Lampedusa : le bilan dépasse les 200 morts

Les plongeurs italiens ont récupéré 17 nouveaux corps, lundi 7 octobre, autour de l’épave de l’embarcation de migrants qui avait fait naufrage jeudi près de Lampedusa. "Les plongeurs ont récupéré deux corps ce matin puis quinze plus tard, dont ceux de quatre femmes", a annoncé le commandant Filippo Marini, responsable des garde-côtes. Cette macabre découverte porte pour le moment à 211 morts le bilan de la tragédie, mais les autorités craignent qu’il ne grimpe à 360 morts.

Dimanche, les plongeurs avaient pu récupérer 70 corps dans la journée. Seuls 155 des quelque 500 Erythréens et Somaliens entassés sur un bateau de pêche parti clandestinement de Misrata, en Libye, ont pu être sauvés. "Il y a trois équipes qui travaillent par roulements de deux heures. A cause de la profondeur, ils ne peuvent rester que six à sept minutes au fond de l’eau", a expliqué Leonardo Ricci, un porte-parole de la police douanière à Lampedusa. Les autorités envisagent par ailleurs de renflouer le bateau, qui gît par 47 mètres de fond à 500 mètres des côtes.

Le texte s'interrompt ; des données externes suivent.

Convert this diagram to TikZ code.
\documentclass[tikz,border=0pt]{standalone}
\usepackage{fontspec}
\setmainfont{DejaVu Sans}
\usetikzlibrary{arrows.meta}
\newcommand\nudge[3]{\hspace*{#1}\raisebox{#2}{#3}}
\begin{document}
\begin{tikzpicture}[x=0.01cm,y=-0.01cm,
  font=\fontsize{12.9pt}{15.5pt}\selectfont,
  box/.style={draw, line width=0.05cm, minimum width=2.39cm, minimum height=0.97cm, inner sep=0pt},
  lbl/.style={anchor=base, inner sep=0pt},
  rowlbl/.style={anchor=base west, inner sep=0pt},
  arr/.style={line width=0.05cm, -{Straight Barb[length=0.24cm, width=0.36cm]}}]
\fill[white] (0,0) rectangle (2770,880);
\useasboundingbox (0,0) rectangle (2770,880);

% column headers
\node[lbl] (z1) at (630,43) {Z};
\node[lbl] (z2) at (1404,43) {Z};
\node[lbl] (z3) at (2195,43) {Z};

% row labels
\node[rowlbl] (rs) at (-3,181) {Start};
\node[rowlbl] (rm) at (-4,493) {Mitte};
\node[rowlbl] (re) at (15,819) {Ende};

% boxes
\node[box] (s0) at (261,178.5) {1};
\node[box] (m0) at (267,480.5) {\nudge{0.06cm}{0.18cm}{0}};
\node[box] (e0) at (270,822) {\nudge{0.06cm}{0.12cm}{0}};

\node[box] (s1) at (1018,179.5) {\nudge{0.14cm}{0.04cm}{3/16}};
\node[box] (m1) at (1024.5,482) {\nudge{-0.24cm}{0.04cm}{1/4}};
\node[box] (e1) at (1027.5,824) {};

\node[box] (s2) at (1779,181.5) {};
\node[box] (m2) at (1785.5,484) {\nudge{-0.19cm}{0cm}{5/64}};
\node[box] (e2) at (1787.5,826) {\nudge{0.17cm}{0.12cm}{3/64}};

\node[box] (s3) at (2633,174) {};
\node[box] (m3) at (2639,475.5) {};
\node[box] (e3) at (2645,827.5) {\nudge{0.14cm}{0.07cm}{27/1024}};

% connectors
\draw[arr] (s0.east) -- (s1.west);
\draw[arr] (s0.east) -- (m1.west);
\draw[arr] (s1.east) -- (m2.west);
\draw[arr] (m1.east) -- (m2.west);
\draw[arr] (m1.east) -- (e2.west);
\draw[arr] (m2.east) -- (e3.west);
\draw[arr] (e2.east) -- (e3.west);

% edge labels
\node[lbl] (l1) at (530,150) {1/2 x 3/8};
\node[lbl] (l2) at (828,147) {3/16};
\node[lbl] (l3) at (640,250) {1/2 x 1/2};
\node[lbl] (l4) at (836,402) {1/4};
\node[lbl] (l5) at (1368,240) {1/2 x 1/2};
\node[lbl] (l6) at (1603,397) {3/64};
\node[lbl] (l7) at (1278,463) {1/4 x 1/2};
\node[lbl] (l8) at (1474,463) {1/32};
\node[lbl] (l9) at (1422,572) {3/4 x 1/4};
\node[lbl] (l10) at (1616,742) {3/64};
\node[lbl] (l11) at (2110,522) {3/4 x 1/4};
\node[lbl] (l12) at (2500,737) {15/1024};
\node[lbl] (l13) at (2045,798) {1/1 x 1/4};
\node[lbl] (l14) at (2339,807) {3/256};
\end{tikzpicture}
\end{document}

Les rescapés se sont rendus samedi dans le hangar de l’aéroport où sont alignées les cercueils, pour un adieu déchirant à leurs proches. Selon le père Mosé Zerai, un prêtre érythréen qui dirige une association d’aide, ils ont demandé que les morts soient rapatriés en Erythrée, alors qu’initialement les autorités italiennes pensaient les enterrer dans des cimetières siciliens. Les survivants seront pour leur part accueillis à Rome, un geste inédit du maire de la capitale, Ignazio Marino, "en signe de rébellion contre la résignation et l’indifférence".

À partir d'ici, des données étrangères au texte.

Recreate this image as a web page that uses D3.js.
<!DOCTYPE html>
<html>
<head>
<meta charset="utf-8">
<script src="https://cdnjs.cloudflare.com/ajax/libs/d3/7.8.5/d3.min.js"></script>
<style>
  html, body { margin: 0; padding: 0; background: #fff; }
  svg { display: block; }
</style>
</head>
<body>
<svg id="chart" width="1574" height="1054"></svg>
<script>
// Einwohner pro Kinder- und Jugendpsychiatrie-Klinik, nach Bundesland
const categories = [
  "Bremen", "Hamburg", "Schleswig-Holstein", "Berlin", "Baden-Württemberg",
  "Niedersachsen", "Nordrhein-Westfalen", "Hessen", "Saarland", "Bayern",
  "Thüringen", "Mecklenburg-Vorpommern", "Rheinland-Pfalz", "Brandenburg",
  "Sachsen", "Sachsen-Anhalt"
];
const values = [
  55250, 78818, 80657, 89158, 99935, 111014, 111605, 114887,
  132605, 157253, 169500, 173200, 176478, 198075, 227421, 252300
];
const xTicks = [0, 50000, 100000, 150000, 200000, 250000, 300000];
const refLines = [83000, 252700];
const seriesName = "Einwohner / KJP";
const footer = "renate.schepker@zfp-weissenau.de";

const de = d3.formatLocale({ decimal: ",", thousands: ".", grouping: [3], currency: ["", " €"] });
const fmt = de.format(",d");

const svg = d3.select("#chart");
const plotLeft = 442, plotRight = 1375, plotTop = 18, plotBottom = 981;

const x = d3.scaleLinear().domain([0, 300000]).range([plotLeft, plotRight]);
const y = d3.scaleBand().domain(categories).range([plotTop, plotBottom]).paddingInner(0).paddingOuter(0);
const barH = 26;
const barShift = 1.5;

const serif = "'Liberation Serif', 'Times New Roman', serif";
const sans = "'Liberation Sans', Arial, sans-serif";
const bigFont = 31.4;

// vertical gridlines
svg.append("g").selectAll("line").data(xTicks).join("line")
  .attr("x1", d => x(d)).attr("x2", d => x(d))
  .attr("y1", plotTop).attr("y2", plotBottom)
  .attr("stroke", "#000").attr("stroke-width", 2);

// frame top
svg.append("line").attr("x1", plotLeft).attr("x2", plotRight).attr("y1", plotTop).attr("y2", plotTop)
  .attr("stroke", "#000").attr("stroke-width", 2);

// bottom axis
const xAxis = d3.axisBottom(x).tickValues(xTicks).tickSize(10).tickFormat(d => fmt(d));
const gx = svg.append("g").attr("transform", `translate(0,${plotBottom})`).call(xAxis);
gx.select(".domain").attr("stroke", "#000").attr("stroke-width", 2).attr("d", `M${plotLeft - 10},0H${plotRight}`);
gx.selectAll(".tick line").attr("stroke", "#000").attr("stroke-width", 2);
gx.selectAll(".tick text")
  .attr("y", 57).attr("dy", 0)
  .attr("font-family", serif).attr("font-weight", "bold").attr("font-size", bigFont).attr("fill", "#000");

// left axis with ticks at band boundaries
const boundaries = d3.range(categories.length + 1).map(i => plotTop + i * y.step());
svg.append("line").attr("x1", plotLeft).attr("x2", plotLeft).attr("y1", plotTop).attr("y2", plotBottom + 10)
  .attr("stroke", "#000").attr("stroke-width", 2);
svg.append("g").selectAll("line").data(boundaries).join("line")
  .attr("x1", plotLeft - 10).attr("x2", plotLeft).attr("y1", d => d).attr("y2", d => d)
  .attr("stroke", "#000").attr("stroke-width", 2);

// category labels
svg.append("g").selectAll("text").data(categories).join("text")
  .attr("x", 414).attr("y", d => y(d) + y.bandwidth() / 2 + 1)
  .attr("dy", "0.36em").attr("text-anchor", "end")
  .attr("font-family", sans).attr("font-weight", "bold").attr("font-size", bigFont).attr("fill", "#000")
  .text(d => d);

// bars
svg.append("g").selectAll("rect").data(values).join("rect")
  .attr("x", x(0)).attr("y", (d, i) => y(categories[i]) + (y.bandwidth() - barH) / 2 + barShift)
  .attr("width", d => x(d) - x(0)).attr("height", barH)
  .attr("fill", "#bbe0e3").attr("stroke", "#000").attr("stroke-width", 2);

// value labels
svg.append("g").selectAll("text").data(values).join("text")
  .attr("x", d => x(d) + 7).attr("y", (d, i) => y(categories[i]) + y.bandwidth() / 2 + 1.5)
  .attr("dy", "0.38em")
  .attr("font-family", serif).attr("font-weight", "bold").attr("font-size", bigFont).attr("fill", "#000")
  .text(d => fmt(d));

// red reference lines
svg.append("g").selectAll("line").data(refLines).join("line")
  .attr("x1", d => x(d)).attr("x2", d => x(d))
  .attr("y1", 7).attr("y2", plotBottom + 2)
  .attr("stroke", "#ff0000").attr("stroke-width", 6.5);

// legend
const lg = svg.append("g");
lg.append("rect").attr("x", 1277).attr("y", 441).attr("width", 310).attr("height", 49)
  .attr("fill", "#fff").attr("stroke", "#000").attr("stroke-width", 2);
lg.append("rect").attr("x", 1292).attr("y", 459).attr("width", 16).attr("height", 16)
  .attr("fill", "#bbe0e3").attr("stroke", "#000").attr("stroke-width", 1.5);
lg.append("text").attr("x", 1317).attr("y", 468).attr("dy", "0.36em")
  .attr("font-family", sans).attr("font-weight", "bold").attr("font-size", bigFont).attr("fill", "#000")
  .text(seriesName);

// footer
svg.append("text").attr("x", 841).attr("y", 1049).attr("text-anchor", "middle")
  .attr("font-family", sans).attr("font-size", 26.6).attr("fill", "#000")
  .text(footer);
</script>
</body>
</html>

Seules 111 dépouilles ont été récupérées depuis que le bateau où s’entassaient quelque 500 Somaliens et Erythréens, partis de Libye, a pris feu, puis coulé jeudi – ici le hangar de l’aéroport de Lampedusa où ont été alignés les cercueils des victimes, le 5 octobre.

"LA COMPASSION NE SUFFIT PAS"

Ce nouveau drame de Lampedusa devrait engager un nouveau débat cette semaine entre Européens sur les moyens de prévenir de tels événements. Mais la mise en place de mesures communes fortes se heurte aux divergences entre Etats. Le dossier va s’imposer dès mardi à la table de la réunion des ministres de l’intérieur, qui se retrouvent à Luxembourg. A la demande de l’Italie, "il y aura un échange de vues sur la solidarité requise, car c’est effectivement le problème", a précisé une source proche de la présidence lituanienne de l’Union européenne. Aucune décision importante n’est cependant attendue à l’issue de cette réunion de quelques heures.

Pourtant "la compassion ne suffit pas" après le choc de Lampedusa, a affirmé samedi le premier ministre français, Jean-Marc Ayrault. Les responsables européens doivent "trouver la bonne réponse" aux questions que pose le drame, selon lui.

La ministre de l’intégration italienne, Cécile Kyenge, première Noire dans un gouvernement italien, a lancé un appel dimanche à Lampedusa pour qu’il n’y ait "plus jamais de telles tragédies" et que l’accent soit mis sur la "prévention". L’Italie demande "une attention particulière à l’Europe", a dit Mme Kyenge, sans donner de détails. Chacun doit agir en fonction de son rôle." La ministre a répété son souhait que l’Italie modifie une loi qui considère comme des "suspects" tous les immigrants clandestins. Selon elle, des changements "seront discutés" prochainement au sein du gouvernement gauche-droite d’Enrico Letta. "Quelqu’un qui fuit la guerre, un conflit ne peut pas se retrouver dans cette situation, nous avons des normes sur le droit d’asile et la Constitution" qui devraient les protéger, a-t-elle argué.

Mme Kyenge a aussi remercié les habitants de Lampedusa, "une île pleine du sens de l’accueil et qui doit être aidée", estimant qu’il faut "sortir de la situation d’urgence en matière d’’immigration" que vit la petite île sicilienne depuis plus de dix ans. La veille, elle avait plaidé pour que soit attribué à la ville le prix Nobel de la paix.